PowerPC fastpaths for mutex subsystem

David Howells dhowells at redhat.com
Mon Jan 9 22:13:52 EST 2006


Andrew Morton <akpm at osdl.org> wrote:

> > Wasnt most of the x86 mutex gain a result of going from fair to unfair
> > operation? The current ppc64 semaphores are unfair.
> > 
> 
> What's "unfair"?  Mutexes are FIFO, as are x86 semaphores.

No, strictly Ingo's mutexes are neither completely fair nor completely FIFO.
It's possible for a process to jump the queue because unlock() always sets the
counter back to 1 before waking up the process at the front of the queue. This
means that the lock() fastpath in another process may steal the mutex out of
sequence before the wakee has a chance to grab it.

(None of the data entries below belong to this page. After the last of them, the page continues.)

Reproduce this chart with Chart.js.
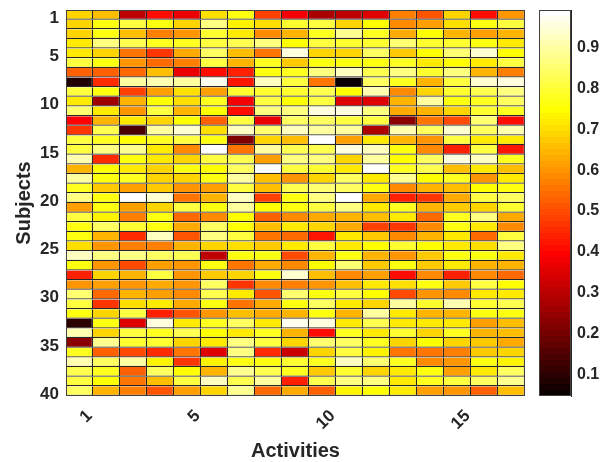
<!DOCTYPE html>
<html>
<head>
<meta charset="utf-8">
<script src="https://cdn.jsdelivr.net/npm/chart.js@4"></script>
<style>
  html, body { margin: 0; padding: 0; background: #fff; }
  #wrap { position: relative; width: 610px; height: 462px; }
  #heat { position: absolute; left: 0; top: 0; }
  #bar { position: absolute; left: 530px; top: 0; }
</style>
</head>
<body>
<div id="wrap">
  <canvas id="heat" width="530" height="462"></canvas>
  <canvas id="bar" width="80" height="462"></canvas>
</div>
<script>
const subjects = [];
for (let s = 1; s <= 40; s++) subjects.push(String(s));
const activities = [1, 2, 3, 4, 5, 6, 7, 8, 9, 10, 11, 12, 13, 14, 15, 16, 17];
const subjectTicks = ["1", "5", "10", "15", "20", "25", "30", "35", "40"];
const activityTicks = [1, 5, 10, 15];
const colorbarTicks = [0.1, 0.2, 0.3, 0.4, 0.5, 0.6, 0.7, 0.8, 0.9];
const colorMin = 0.044;
const colorMax = 0.99;

// one row per subject, one column per activity
const scores = [
  [.68,.66,.30,.40,.36,.70,.755,.48,.37,.28,.31,.35,.57,.51,.68,.40,.60],
  [.68,.76,.81,.76,.68,.87,.73,.70,.79,.80,.68,.74,.59,.62,.70,.76,.81],
  [.68,.76,.66,.57,.60,.79,.72,.58,.65,.77,.88,.77,.63,.74,.65,.61,.65],
  [.71,.87,.82,.78,.77,.81,.82,.86,.74,.80,.79,.79,.85,.79,.79,.76,.72],
  [.72,.68,.55,.46,.63,.84,.66,.56,.95,.69,.69,.83,.67,.75,.85,.94,.75],
  [.81,.76,.60,.54,.57,.81,.65,.77,.67,.76,.76,.76,.78,.71,.74,.71,.80],
  [.53,.52,.54,.66,.36,.40,.44,.76,.77,.87,.93,.82,.87,.79,.87,.65,.57],
  [.08,.45,.89,.91,.90,.97,.42,.92,.81,.55,.05,.83,.77,.64,.81,.94,.95],
  [.80,.76,.48,.62,.70,.62,.79,.79,.79,.82,.74,.91,.59,.68,.79,.82,.86],
  [.72,.26,.65,.74,.70,.77,.37,.80,.75,.80,.35,.35,.65,.89,.76,.77,.84],
  [.85,.72,.60,.80,.65,.74,.41,.87,.86,.95,.95,.87,.63,.65,.69,.79,.77],
  [.39,.65,.72,.68,.75,.53,.80,.36,.83,.84,.81,.80,.23,.56,.50,.85,.41],
  [.47,.82,.14,.89,.94,.70,.92,.85,.92,.90,.89,.28,.91,.84,.94,.83,.91],
  [.80,.78,.74,.78,.81,.76,.22,.68,.66,.98,.62,.72,.65,.60,.81,.71,.71],
  [.80,.87,.88,.71,.59,.99,.55,.90,.82,.82,.96,.92,.76,.59,.44,.80,.42],
  [.91,.45,.76,.72,.68,.80,.82,.62,.86,.86,.68,.89,.74,.84,.95,.92,.78],
  [.65,.74,.71,.68,.76,.74,.84,.99,.80,.79,.71,.98,.78,.82,.66,.71,.66],
  [.90,.76,.78,.68,.69,.76,.89,.66,.60,.68,.84,.72,.88,.75,.78,.60,.72],
  [.78,.67,.62,.67,.60,.62,.80,.66,.82,.85,.83,.76,.58,.64,.66,.74,.76],
  [.86,.76,.99,.94,.56,.65,.92,.48,.76,.87,.98,.63,.43,.47,.63,.80,.84],
  [.62,.76,.61,.69,.80,.76,.90,.74,.76,.80,.86,.72,.78,.64,.67,.69,.79],
  [.80,.73,.57,.76,.54,.58,.74,.52,.58,.63,.65,.66,.72,.54,.78,.87,.63],
  [.76,.84,.79,.76,.63,.83,.74,.66,.71,.68,.63,.48,.46,.58,.76,.72,.58],
  [.76,.65,.45,.92,.51,.86,.80,.55,.54,.42,.72,.67,.59,.64,.72,.54,.80],
  [.70,.60,.57,.57,.64,.69,.70,.67,.71,.80,.71,.74,.79,.74,.72,.70,.86],
  [.92,.86,.86,.83,.82,.30,.76,.76,.50,.64,.76,.65,.60,.67,.76,.76,.72],
  [.76,.60,.50,.61,.60,.76,.56,.63,.58,.74,.85,.67,.76,.67,.72,.64,.64],
  [.44,.68,.65,.81,.60,.67,.69,.76,.94,.66,.58,.62,.40,.58,.43,.59,.54],
  [.60,.62,.60,.63,.60,.84,.47,.59,.57,.60,.66,.71,.70,.76,.67,.80,.75],
  [.85,.54,.64,.62,.59,.82,.72,.51,.85,.76,.80,.75,.49,.60,.59,.71,.72],
  [.80,.47,.70,.72,.63,.76,.55,.63,.76,.84,.72,.69,.90,.79,.91,.79,.82],
  [.76,.68,.80,.44,.51,.60,.66,.63,.64,.76,.65,.89,.71,.65,.65,.76,.76],
  [.09,.76,.34,.96,.71,.78,.83,.71,.97,.95,.72,.82,.71,.72,.72,.62,.66],
  [.91,.69,.80,.77,.82,.74,.71,.78,.65,.40,.77,.72,.79,.69,.77,.64,.66],
  [.23,.88,.79,.79,.68,.71,.87,.81,.68,.85,.84,.77,.68,.74,.69,.67,.63],
  [.78,.53,.50,.45,.55,.34,.87,.45,.32,.69,.80,.73,.56,.56,.57,.67,.68],
  [.91,.83,.89,.73,.47,.73,.76,.76,.79,.78,.93,.85,.77,.59,.60,.76,.73],
  [.82,.78,.53,.84,.75,.64,.88,.82,.78,.67,.79,.68,.72,.76,.62,.72,.83],
  [.81,.75,.55,.66,.81,.92,.82,.90,.43,.82,.87,.87,.71,.77,.81,.84,.88],
  [.84,.65,.57,.51,.62,.68,.88,.54,.63,.53,.73,.75,.71,.62,.60,.53,.66]
];

const fontFamily = '"Liberation Sans", Arial, sans-serif';
const textColor = "#262626";

// matlab style hot map, 64 levels
function hotLevel(i) {
  const r = Math.min(1, (i + 1) / 24);
  const g = Math.min(1, Math.max(0, (i + 1 - 24) / 24));
  const b = Math.min(1, Math.max(0, (i + 1 - 48) / 16));
  return `rgb(${Math.round(r * 255)},${Math.round(g * 255)},${Math.round(b * 255)})`;
}

function hotColor(v) {
  const t = (v - colorMin) / (colorMax - colorMin);
  const i = Math.max(0, Math.min(63, Math.floor(t * 64)));
  return hotLevel(i);
}

// thin frame around the plot area
const frame = {
  id: "frame",
  afterDraw(chart) {
    const { ctx, chartArea: a } = chart;
    ctx.save();
    ctx.strokeStyle = "#404040";
    ctx.lineWidth = 1;
    ctx.strokeRect(a.left + 0.5, a.top + 0.5, a.width - 1, a.height - 1);
    ctx.restore();
  }
};

const cellDatasets = activities.map((a, col) => ({
  label: "Activity " + a,
  data: subjects.map(() => [a - 0.5, a + 0.5]),
  backgroundColor: scores.map(row => hotColor(row[col])),
  borderColor: "#262626",
  borderWidth: { right: 1.25, bottom: 1.25, left: 0, top: 0 },
  borderSkipped: false,
  inflateAmount: 0
}));

new Chart(document.getElementById("heat"), {
  type: "bar",
  data: { labels: subjects, datasets: cellDatasets },
  options: {
    indexAxis: "y",
    responsive: false,
    animation: false,
    layout: { padding: { left: 0, right: 5, top: 10, bottom: 0 } },
    plugins: { legend: { display: false }, tooltip: { enabled: false } },
    datasets: { bar: { grouped: false, barPercentage: 1, categoryPercentage: 1 } },
    scales: {
      x: {
        type: "linear",
        min: 0.5,
        max: 17.5,
        afterBuildTicks: scale => { scale.ticks = activityTicks.map(v => ({ value: v })); },
        afterFit: scale => { scale.height = 66; scale.paddingLeft = 0; scale.paddingRight = 0; },
        grid: { display: false, drawTicks: false },
        border: { display: false },
        ticks: {
          color: textColor,
          font: { family: fontFamily, size: 17, weight: "bold" },
          minRotation: 45,
          maxRotation: 45,
          padding: 10,
          labelOffset: 10,
          autoSkip: false,
          callback: v => String(v)
        },
        title: {
          display: true,
          text: "Activities",
          color: textColor,
          font: { family: fontFamily, size: 20, weight: "bold" },
          padding: { top: 0, bottom: -1 }
        }
      },
      y: {
        afterFit: scale => { scale.width = 66; scale.paddingTop = 0; scale.paddingBottom = 0; },
        grid: { display: false, drawTicks: false },
        border: { display: false },
        ticks: {
          color: textColor,
          font: { family: fontFamily, size: 17, weight: "bold" },
          autoSkip: false,
          padding: 7,
          labelOffset: 3,
          callback: function (v) {
            const label = this.getLabelForValue(v);
            return subjectTicks.includes(label) ? label : "";
          }
        },
        title: {
          display: true,
          text: "Subjects",
          color: textColor,
          font: { family: fontFamily, size: 20, weight: "bold" },
          padding: { top: 12, bottom: 0 }
        }
      }
    }
  },
  plugins: [frame]
});

function colorbarFill(context) {
  const area = context.chart.chartArea;
  if (!area) return "#000";
  const g = context.chart.ctx.createLinearGradient(0, area.bottom, 0, area.top);
  for (let i = 0; i < 64; i++) {
    g.addColorStop(i / 64, hotLevel(i));
    g.addColorStop((i + 1) / 64, hotLevel(i));
  }
  return g;
}

new Chart(document.getElementById("bar"), {
  type: "bar",
  data: {
    labels: ["scale"],
    datasets: [{
      data: [[colorMin, colorMax]],
      backgroundColor: colorbarFill,
      borderWidth: 0,
      inflateAmount: 0,
      barPercentage: 1,
      categoryPercentage: 1
    }]
  },
  options: {
    responsive: false,
    animation: false,
    layout: { padding: { left: 9, right: 0, top: 10, bottom: 66 } },
    plugins: {
      legend: { display: false },
      tooltip: { enabled: false }
    },
    scales: {
      x: { display: false },
      y: {
        position: "right",
        min: colorMin,
        max: colorMax,
        afterBuildTicks: scale => { scale.ticks = colorbarTicks.map(v => ({ value: v })); },
        afterFit: scale => { scale.width = 39; scale.paddingTop = 0; scale.paddingBottom = 0; },
        grid: { drawOnChartArea: false, drawTicks: true, tickLength: -4, color: "#262626", tickWidth: 1 },
        border: { display: true, color: "#262626" },
        ticks: {
          color: textColor,
          font: { family: fontFamily, size: 16, weight: "bold" },
          padding: 10,
          labelOffset: 1,
          autoSkip: false,
          callback: v => v.toFixed(1)
        }
      }
    }
  },
  plugins: [frame]
});
</script>
</body>
</html>
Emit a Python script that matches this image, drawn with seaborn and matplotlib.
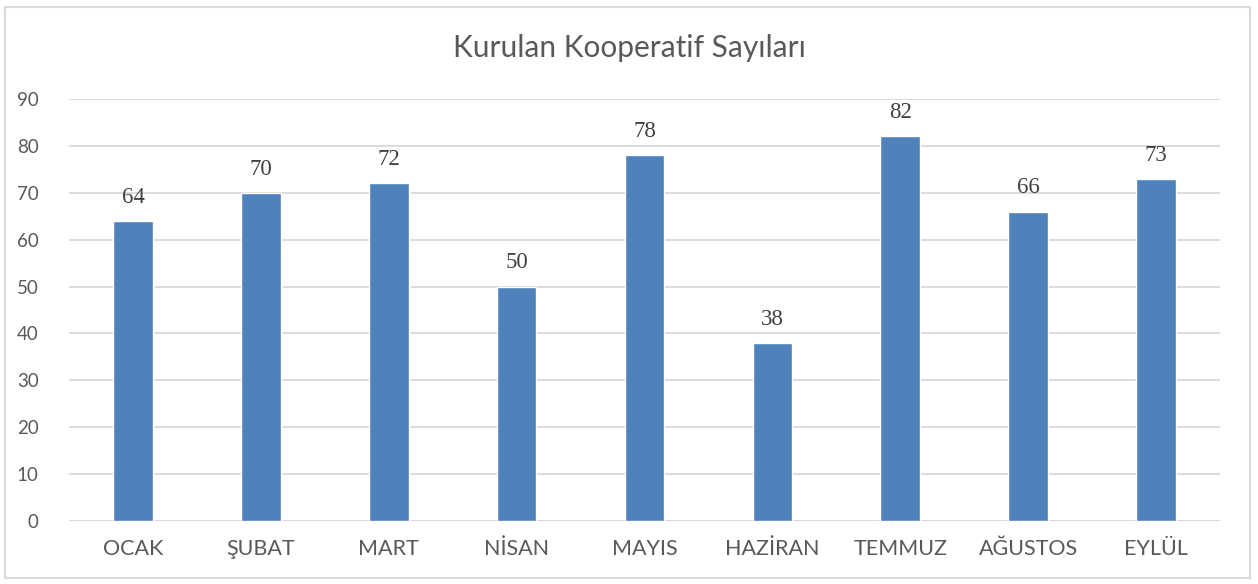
import matplotlib
matplotlib.use('Agg')
import matplotlib.pyplot as plt
import seaborn as sns
import pandas as pd
from matplotlib.patches import Rectangle

# Data
months = ['OCAK', 'ŞUBAT', 'MART', 'NİSAN', 'MAYIS', 'HAZİRAN', 'TEMMUZ', 'AĞUSTOS', 'EYLÜL']
counts = [64, 70, 72, 50, 78, 38, 82, 66, 73]
y_ticks = [0, 10, 20, 30, 40, 50, 60, 70, 80, 90]

df = pd.DataFrame({'ay': months, 'sayi': counts})

sns.set_style('white')
plt.rcParams['font.family'] = ['Lato', 'DejaVu Sans']

fig = plt.figure(figsize=(12.58, 5.84), dpi=100)
ax = fig.add_axes([0.0549, 0.1079, 0.9149, 0.7226])

sns.barplot(data=df, x='ay', y='sayi', color='#4F81BD', saturation=1, width=0.31, ax=ax)

ax.set_ylim(0, 90)
ax.set_xlim(-0.5, len(months) - 0.5)
ax.set_yticks(y_ticks)
ax.yaxis.grid(True, color='#D9D9D9', linewidth=1.3)
ax.set_axisbelow(True)
for s in ax.spines.values():
    s.set_visible(False)
ax.axhline(0, color='#D9D9D9', linewidth=1.3, zorder=0.5)
ax.set_xlabel('')
ax.set_ylabel('')
ax.tick_params(axis='x', length=0, pad=13, labelsize=15.5, labelcolor='#595959')
ax.tick_params(axis='y', length=0, pad=22, labelsize=13.5, labelcolor='#595959')

for i, v in enumerate(counts):
    ax.text(i, v + 2.8, str(v), ha='center', va='bottom', fontsize=16.5,
            color='#404040', family=['Liberation Serif', 'DejaVu Serif'])

fig.text(0.5, 0.917, 'Kurulan Kooperatif Sayıları', ha='center', va='center',
         fontsize=21.5, color='#595959')

fig.patches.append(Rectangle((0.004, 0.01), 0.99, 0.978, transform=fig.transFigure,
                             fill=False, edgecolor='#D9D9D9', linewidth=1.5))

fig.savefig('out.png', dpi=100, facecolor='white')
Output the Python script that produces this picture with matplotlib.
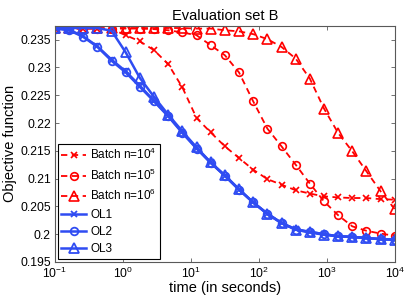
import matplotlib
matplotlib.use("Agg")
import matplotlib.pyplot as plt
from matplotlib.ticker import FixedLocator, FuncFormatter, NullLocator

plt.rcParams['font.family'] = ['Liberation Sans', 'DejaVu Sans']
plt.rcParams['mathtext.fontset'] = 'custom'
plt.rcParams['mathtext.rm'] = 'Liberation Sans'
plt.rcParams['mathtext.it'] = 'Liberation Sans:italic'
plt.rcParams['mathtext.bf'] = 'Liberation Sans:bold'

# time points (seconds)
time = [0.1, 0.1616, 0.2610, 0.4217, 0.6813, 1.101, 1.778, 2.873, 4.642, 7.499,
        12.12, 19.58, 31.62, 51.09, 82.54, 133.4, 215.4, 348.1, 562.3, 908.5,
        1468, 2371, 3831, 6190, 10000]

batch_1e4 = [0.2370, 0.2370, 0.2370, 0.2370, 0.2369, 0.2358, 0.2347, 0.2331, 0.2306, 0.2264,
             0.2209, 0.2183, 0.2158, 0.2137, 0.2116, 0.2099, 0.2089, 0.2079, 0.2073, 0.2068,
             0.2066, 0.2065, 0.2065, 0.2063, 0.2062]
batch_1e5 = [0.2370, 0.2370, 0.2370, 0.2370, 0.2370, 0.2370, 0.2370, 0.2369, 0.2367, 0.2363,
             0.2358, 0.2340, 0.2322, 0.2291, 0.2239, 0.2190, 0.2158, 0.2125, 0.2091, 0.2059,
             0.2034, 0.2014, 0.2006, 0.2001, 0.1997]
batch_1e6 = [0.2371, 0.2371, 0.2371, 0.2371, 0.2371, 0.2371, 0.2371, 0.2371, 0.2371, 0.2371,
             0.2370, 0.2370, 0.2367, 0.2365, 0.2360, 0.2351, 0.2337, 0.2316, 0.2280, 0.2226,
             0.2182, 0.2149, 0.2113, 0.2077, 0.2045]
ol1 = [0.2371, 0.2368, 0.2356, 0.2338, 0.2314, 0.2293, 0.2267, 0.2240, 0.2213, 0.2183,
       0.2155, 0.2129, 0.2105, 0.2080, 0.2057, 0.2037, 0.2020, 0.2009, 0.2004, 0.2000,
       0.1996, 0.1995, 0.1993, 0.1991, 0.1990]
ol2 = [0.2370, 0.2367, 0.2355, 0.2337, 0.2312, 0.2291, 0.2265, 0.2239, 0.2212, 0.2182,
       0.2154, 0.2128, 0.2105, 0.2080, 0.2057, 0.2037, 0.2020, 0.2008, 0.2004, 0.2000,
       0.1996, 0.1995, 0.1993, 0.1991, 0.1990]
ol3 = [0.2371, 0.2371, 0.2371, 0.2371, 0.2366, 0.2327, 0.2281, 0.2247, 0.2215, 0.2185,
       0.2156, 0.2129, 0.2106, 0.2081, 0.2057, 0.2036, 0.2020, 0.2008, 0.2003, 0.1999,
       0.1996, 0.1995, 0.1993, 0.1991, 0.1990]

yticks = [0.195, 0.2, 0.205, 0.21, 0.215, 0.22, 0.225, 0.23, 0.235]
xticks = [0.1, 1, 10, 100, 1000, 10000]

RED = '#ff0000'
BLUE = '#2f4cf2'

fig = plt.figure(figsize=(4.07, 3.0), dpi=100)
ax = fig.add_axes([0.135, 0.127, 0.835, 0.787])

red_kw = dict(color=RED, linestyle='--', linewidth=1.3, markerfacecolor='none',
              markeredgecolor=RED, markeredgewidth=1.2, dashes=(3.5, 2.5))
ax.plot(time, batch_1e4, marker='x', markersize=4.5, label='Batch n=$10^4$', **red_kw)
ax.plot(time, batch_1e5, marker='o', markersize=5.5, label='Batch n=$10^5$', **red_kw)
ax.plot(time, batch_1e6, marker='^', markersize=6.5, label='Batch n=$10^6$', **red_kw)

blue_kw = dict(color=BLUE, linestyle='-', linewidth=1.8, markerfacecolor='none',
               markeredgecolor=BLUE, markeredgewidth=1.3)
ax.plot(time, ol1, marker='x', markersize=4.5, label='OL1', **blue_kw)
ax.plot(time, ol2, marker='o', markersize=5.5, label='OL2', **blue_kw)
ax.plot(time, ol3, marker='^', markersize=6.5, label='OL3', **blue_kw)

ax.set_xscale('log')
ax.set_xlim(0.1, 10000)
ax.set_ylim(0.195, 0.2375)
ax.xaxis.set_major_locator(FixedLocator(xticks))
ax.xaxis.set_minor_locator(NullLocator())
ax.yaxis.set_major_locator(FixedLocator(yticks))
ax.yaxis.set_major_formatter(FuncFormatter(lambda v, p: ('%g' % round(v, 4))))

ax.tick_params(direction='in', top=True, right=True, length=3, width=0.6,
               labelsize=8.7, colors='0.35', labelcolor='black', pad=3)
for s in ax.spines.values():
    s.set_color('0.35')
    s.set_linewidth(0.8)

ax.set_title('Evaluation set B', fontsize=10.5, pad=4)
ax.set_xlabel('time (in seconds)', fontsize=10.5, labelpad=0)
ax.set_ylabel('Objective function', fontsize=10.5, labelpad=2)

leg = ax.legend(loc='lower left', fontsize=8.5, frameon=True, fancybox=False,
                edgecolor='black', framealpha=1, borderaxespad=0.25,
                handlelength=2.1, labelspacing=0.45, handletextpad=0.35,
                borderpad=0.3)
leg.get_frame().set_linewidth(0.8)

fig.savefig('out.png', dpi=100)
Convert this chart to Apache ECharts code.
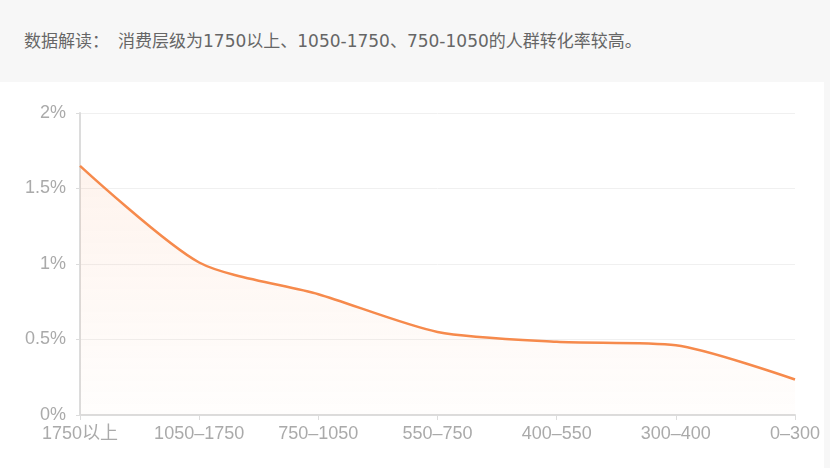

I'm not 100% convinced that x86 counting semaphores are completely fair or
completely FIFO. It's possible that they are because up() never arbitrarily
sets the count back to >0.

R/W semaphores are completely fair, but only as completely FIFO as the unfair
spinlocks permit. This is because it's much easier to guarantee their behaviour
(writer-starvation is a real problem with unfair rwsems). I have a simple
implementation of totally fair spinlocks for x86 which would also work on
anything that can emulate XADD, but I don't think it's worth the trouble.

However, for Ingo's mutexes, I suspect this queue-jumping feature is
sufficiently low probability that we can ignore it. It is theoretically
possible to induce livelock, but in reality I think it extremely unlikely to
happen for any significant length of time.